_YOUR OBJECTIVE_:
Set down the full listing exactly as given. Any pictures are to be left out.

start SUPPLIED DATA

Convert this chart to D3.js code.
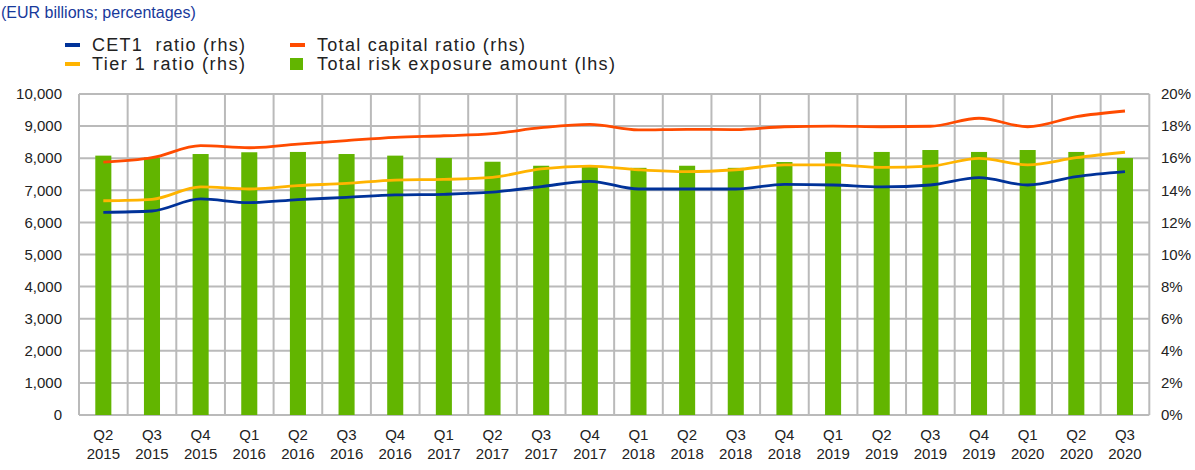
<!DOCTYPE html>
<html>
<head>
<meta charset="utf-8">
<script src="https://d3js.org/d3.v7.min.js"></script>
<style>
  body { margin: 0; background: #fff; }
  text { font-family: "Liberation Sans", Arial, sans-serif; }
</style>
</head>
<body>
<div id="main"></div>
<script>
const ctx = {
    CHART_WIDTH: 1195,
    CHART_HEIGHT: 470,
    LEFT: 79,
    RIGHT: 1149.3,
    TOP: 94,
    BOTTOM: 415
};

const quarters = ["Q2","Q3","Q4","Q1","Q2","Q3","Q4","Q1","Q2","Q3","Q4",
                  "Q1","Q2","Q3","Q4","Q1","Q2","Q3","Q4","Q1","Q2","Q3"];
const years = ["2015","2015","2015","2016","2016","2016","2016","2017","2017","2017","2017",
               "2018","2018","2018","2018","2019","2019","2019","2019","2020","2020","2020"];

// total risk exposure amount, EUR bn (lhs)
const trea = [8080, 8020, 8130, 8185, 8195, 8130, 8080, 8005, 7890, 7765, 7750,
              7700, 7765, 7700, 7880, 8195, 8195, 8255, 8195, 8255, 8195, 8005];
// ratios, % (rhs)
const totalCapital = [15.76, 16.03, 16.78, 16.65, 16.88, 17.1, 17.3, 17.4, 17.53, 17.9, 18.11,
                      17.76, 17.8, 17.78, 17.96, 18.0, 17.96, 17.99, 18.49, 17.96, 18.59, 18.94];
const tier1 = [13.35, 13.44, 14.21, 14.08, 14.29, 14.43, 14.64, 14.68, 14.81, 15.33, 15.51,
               15.28, 15.16, 15.28, 15.58, 15.58, 15.43, 15.51, 15.99, 15.58, 16.03, 16.37];
const cet1 = [12.63, 12.71, 13.46, 13.23, 13.42, 13.56, 13.71, 13.75, 13.88, 14.23, 14.56,
              14.08, 14.08, 14.08, 14.37, 14.33, 14.21, 14.33, 14.79, 14.33, 14.85, 15.16];

const leftTicks = d3.range(0, 10001, 1000);
const rightTicks = d3.range(0, 21, 2);

const categories = quarters.map((q, i) => q + " " + years[i]);

function drawChart(){
    let g = d3.select("#mainG");

    ctx.xScale = d3.scaleBand().domain(categories)
                               .range([ctx.LEFT, ctx.RIGHT])
                               .padding(0);
    ctx.yLeft = d3.scaleLinear().domain([0, 10000]).range([ctx.BOTTOM, ctx.TOP]);
    ctx.yRight = d3.scaleLinear().domain([0, 20]).range([ctx.BOTTOM, ctx.TOP]);

    // grid
    let grid = g.append("g").attr("stroke", "#bababa").attr("stroke-width", 2);
    grid.selectAll("line.h").data(leftTicks).enter().append("line")
        .attr("x1", ctx.LEFT).attr("x2", ctx.RIGHT)
        .attr("y1", d => ctx.yLeft(d)).attr("y2", d => ctx.yLeft(d));
    let bounds = categories.map(c => ctx.xScale(c)).concat([ctx.RIGHT]);
    grid.selectAll("line.v").data(bounds).enter().append("line")
        .attr("x1", d => d).attr("x2", d => d)
        .attr("y1", ctx.TOP).attr("y2", ctx.BOTTOM);

    // bars
    let bw = ctx.xScale.bandwidth() * 0.33;
    g.append("g").selectAll("rect").data(trea).enter().append("rect")
        .attr("x", (d, i) => ctx.xScale(categories[i]) + ctx.xScale.bandwidth()/2 - bw/2)
        .attr("width", bw)
        .attr("y", d => ctx.yLeft(d))
        .attr("height", d => ctx.yLeft(0) - ctx.yLeft(d))
        .attr("fill", "#62b500");

    // lines
    let line = d3.line()
        .x((d, i) => ctx.xScale(categories[i]) + ctx.xScale.bandwidth()/2)
        .y(d => ctx.yRight(d))
        .curve(d3.curveMonotoneX);
    [[totalCapital, "#ff4b00"], [tier1, "#ffb400"], [cet1, "#003299"]].forEach(s => {
        g.append("path")
         .datum(s[0])
         .attr("fill", "none")
         .attr("stroke", s[1])
         .attr("stroke-width", 2.8)
         .attr("d", line);
    });

    // left axis labels
    g.append("g").selectAll("text").data(leftTicks).enter().append("text")
        .attr("x", 62)
        .attr("y", d => ctx.yLeft(d))
        .attr("dy", "0.35em")
        .style("text-anchor", "end")
        .style("font-size", "15px")
        .style("fill", "#222")
        .text(d => d3.format(",")(d));

    // right axis labels
    g.append("g").selectAll("text").data(rightTicks).enter().append("text")
        .attr("x", 1161)
        .attr("y", d => ctx.yRight(d))
        .attr("dy", "0.35em")
        .style("text-anchor", "start")
        .style("font-size", "15px")
        .style("fill", "#222")
        .text(d => d + "%");

    // x labels
    let xl = g.append("g").selectAll("text").data(categories).enter().append("text")
        .attr("x", d => ctx.xScale(d) + ctx.xScale.bandwidth()/2)
        .attr("y", 440)
        .style("text-anchor", "middle")
        .style("font-size", "15px")
        .style("fill", "#222");
    xl.append("tspan").attr("x", d => ctx.xScale(d) + ctx.xScale.bandwidth()/2)
      .text((d, i) => quarters[i]);
    xl.append("tspan").attr("x", d => ctx.xScale(d) + ctx.xScale.bandwidth()/2)
      .attr("dy", 19)
      .text((d, i) => years[i]);

    // title
    g.append("text")
        .attr("x", 1).attr("y", 18)
        .style("font-size", "16px")
        .style("fill", "#17399b")
        .text("(EUR billions; percentages)");

    // legend
    let legend = [
        {label: "CET1  ratio (rhs)", color: "#003299", x: 65, y: 45, w: 153, type: "line"},
        {label: "Tier 1 ratio (rhs)", color: "#ffb400", x: 65, y: 64, w: 153, type: "line"},
        {label: "Total capital ratio (rhs)", color: "#ff4b00", x: 290, y: 45, w: 208, type: "line"},
        {label: "Total risk exposure amount (lhs)", color: "#62b500", x: 290, y: 64, w: 298, type: "rect"}
    ];
    let lg = g.append("g").selectAll("g").data(legend).enter().append("g");
    lg.filter(d => d.type === "line").append("rect")
        .attr("x", d => d.x).attr("y", d => d.y - 2)
        .attr("width", 15).attr("height", 4)
        .attr("fill", d => d.color);
    lg.filter(d => d.type === "rect").append("rect")
        .attr("x", d => d.x).attr("y", d => d.y - 6)
        .attr("width", 13).attr("height", 12)
        .attr("fill", d => d.color);
    lg.append("text")
        .attr("x", d => d.x + 27).attr("y", d => d.y)
        .attr("dy", "0.35em")
        .attr("textLength", d => d.w)
        .attr("lengthAdjust", "spacing")
        .style("white-space", "pre")
        .style("font-size", "18px")
        .style("fill", "#222")
        .text(d => d.label);
}

function createViz(){
    let svgEl = d3.select("#main").append("svg");
    svgEl.attr("width", ctx.CHART_WIDTH);
    svgEl.attr("height", ctx.CHART_HEIGHT);
    svgEl.append("g").attr("id", "mainG");
    drawChart();
}

createViz();
</script>
</body>
</html>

end SUPPLIED DATA

_TASK RESPONSE_:
Convert this chart to D3.js code.
<!DOCTYPE html>
<html>
<head>
<meta charset="utf-8">
<script src="https://d3js.org/d3.v7.min.js"></script>
<style>
  body { margin: 0; background: #fff; }
  text { font-family: "Liberation Sans", Arial, sans-serif; }
</style>
</head>
<body>
<div id="main"></div>
<script>
const ctx = {
    CHART_WIDTH: 1195,
    CHART_HEIGHT: 470,
    LEFT: 79,
    RIGHT: 1149.3,
    TOP: 94,
    BOTTOM: 415
};

const quarters = ["Q2","Q3","Q4","Q1","Q2","Q3","Q4","Q1","Q2","Q3","Q4",
                  "Q1","Q2","Q3","Q4","Q1","Q2","Q3","Q4","Q1","Q2","Q3"];
const years = ["2015","2015","2015","2016","2016","2016","2016","2017","2017","2017","2017",
               "2018","2018","2018","2018","2019","2019","2019","2019","2020","2020","2020"];

// total risk exposure amount, EUR bn (lhs)
const trea = [8080, 8020, 8130, 8185, 8195, 8130, 8080, 8005, 7890, 7765, 7750,
              7700, 7765, 7700, 7880, 8195, 8195, 8255, 8195, 8255, 8195, 8005];
// ratios, % (rhs)
const totalCapital = [15.76, 16.03, 16.78, 16.65, 16.88, 17.1, 17.3, 17.4, 17.53, 17.9, 18.11,
                      17.76, 17.8, 17.78, 17.96, 18.0, 17.96, 17.99, 18.49, 17.96, 18.59, 18.94];
const tier1 = [13.35, 13.44, 14.21, 14.08, 14.29, 14.43, 14.64, 14.68, 14.81, 15.33, 15.51,
               15.28, 15.16, 15.28, 15.58, 15.58, 15.43, 15.51, 15.99, 15.58, 16.03, 16.37];
const cet1 = [12.63, 12.71, 13.46, 13.23, 13.42, 13.56, 13.71, 13.75, 13.88, 14.23, 14.56,
              14.08, 14.08, 14.08, 14.37, 14.33, 14.21, 14.33, 14.79, 14.33, 14.85, 15.16];

const leftTicks = d3.range(0, 10001, 1000);
const rightTicks = d3.range(0, 21, 2);

const categories = quarters.map((q, i) => q + " " + years[i]);

function drawChart(){
    let g = d3.select("#mainG");

    ctx.xScale = d3.scaleBand().domain(categories)
                               .range([ctx.LEFT, ctx.RIGHT])
                               .padding(0);
    ctx.yLeft = d3.scaleLinear().domain([0, 10000]).range([ctx.BOTTOM, ctx.TOP]);
    ctx.yRight = d3.scaleLinear().domain([0, 20]).range([ctx.BOTTOM, ctx.TOP]);

    // grid
    let grid = g.append("g").attr("stroke", "#bababa").attr("stroke-width", 2);
    grid.selectAll("line.h").data(leftTicks).enter().append("line")
        .attr("x1", ctx.LEFT).attr("x2", ctx.RIGHT)
        .attr("y1", d => ctx.yLeft(d)).attr("y2", d => ctx.yLeft(d));
    let bounds = categories.map(c => ctx.xScale(c)).concat([ctx.RIGHT]);
    grid.selectAll("line.v").data(bounds).enter().append("line")
        .attr("x1", d => d).attr("x2", d => d)
        .attr("y1", ctx.TOP).attr("y2", ctx.BOTTOM);

    // bars
    let bw = ctx.xScale.bandwidth() * 0.33;
    g.append("g").selectAll("rect").data(trea).enter().append("rect")
        .attr("x", (d, i) => ctx.xScale(categories[i]) + ctx.xScale.bandwidth()/2 - bw/2)
        .attr("width", bw)
        .attr("y", d => ctx.yLeft(d))
        .attr("height", d => ctx.yLeft(0) - ctx.yLeft(d))
        .attr("fill", "#62b500");

    // lines
    let line = d3.line()
        .x((d, i) => ctx.xScale(categories[i]) + ctx.xScale.bandwidth()/2)
        .y(d => ctx.yRight(d))
        .curve(d3.curveMonotoneX);
    [[totalCapital, "#ff4b00"], [tier1, "#ffb400"], [cet1, "#003299"]].forEach(s => {
        g.append("path")
         .datum(s[0])
         .attr("fill", "none")
         .attr("stroke", s[1])
         .attr("stroke-width", 2.8)
         .attr("d", line);
    });

    // left axis labels
    g.append("g").selectAll("text").data(leftTicks).enter().append("text")
        .attr("x", 62)
        .attr("y", d => ctx.yLeft(d))
        .attr("dy", "0.35em")
        .style("text-anchor", "end")
        .style("font-size", "15px")
        .style("fill", "#222")
        .text(d => d3.format(",")(d));

    // right axis labels
    g.append("g").selectAll("text").data(rightTicks).enter().append("text")
        .attr("x", 1161)
        .attr("y", d => ctx.yRight(d))
        .attr("dy", "0.35em")
        .style("text-anchor", "start")
        .style("font-size", "15px")
        .style("fill", "#222")
        .text(d => d + "%");

    // x labels
    let xl = g.append("g").selectAll("text").data(categories).enter().append("text")
        .attr("x", d => ctx.xScale(d) + ctx.xScale.bandwidth()/2)
        .attr("y", 440)
        .style("text-anchor", "middle")
        .style("font-size", "15px")
        .style("fill", "#222");
    xl.append("tspan").attr("x", d => ctx.xScale(d) + ctx.xScale.bandwidth()/2)
      .text((d, i) => quarters[i]);
    xl.append("tspan").attr("x", d => ctx.xScale(d) + ctx.xScale.bandwidth()/2)
      .attr("dy", 19)
      .text((d, i) => years[i]);

    // title
    g.append("text")
        .attr("x", 1).attr("y", 18)
        .style("font-size", "16px")
        .style("fill", "#17399b")
        .text("(EUR billions; percentages)");

    // legend
    let legend = [
        {label: "CET1  ratio (rhs)", color: "#003299", x: 65, y: 45, w: 153, type: "line"},
        {label: "Tier 1 ratio (rhs)", color: "#ffb400", x: 65, y: 64, w: 153, type: "line"},
        {label: "Total capital ratio (rhs)", color: "#ff4b00", x: 290, y: 45, w: 208, type: "line"},
        {label: "Total risk exposure amount (lhs)", color: "#62b500", x: 290, y: 64, w: 298, type: "rect"}
    ];
    let lg = g.append("g").selectAll("g").data(legend).enter().append("g");
    lg.filter(d => d.type === "line").append("rect")
        .attr("x", d => d.x).attr("y", d => d.y - 2)
        .attr("width", 15).attr("height", 4)
        .attr("fill", d => d.color);
    lg.filter(d => d.type === "rect").append("rect")
        .attr("x", d => d.x).attr("y", d => d.y - 6)
        .attr("width", 13).attr("height", 12)
        .attr("fill", d => d.color);
    lg.append("text")
        .attr("x", d => d.x + 27).attr("y", d => d.y)
        .attr("dy", "0.35em")
        .attr("textLength", d => d.w)
        .attr("lengthAdjust", "spacing")
        .style("white-space", "pre")
        .style("font-size", "18px")
        .style("fill", "#222")
        .text(d => d.label);
}

function createViz(){
    let svgEl = d3.select("#main").append("svg");
    svgEl.attr("width", ctx.CHART_WIDTH);
    svgEl.attr("height", ctx.CHART_HEIGHT);
    svgEl.append("g").attr("id", "mainG");
    drawChart();
}

createViz();
</script>
</body>
</html>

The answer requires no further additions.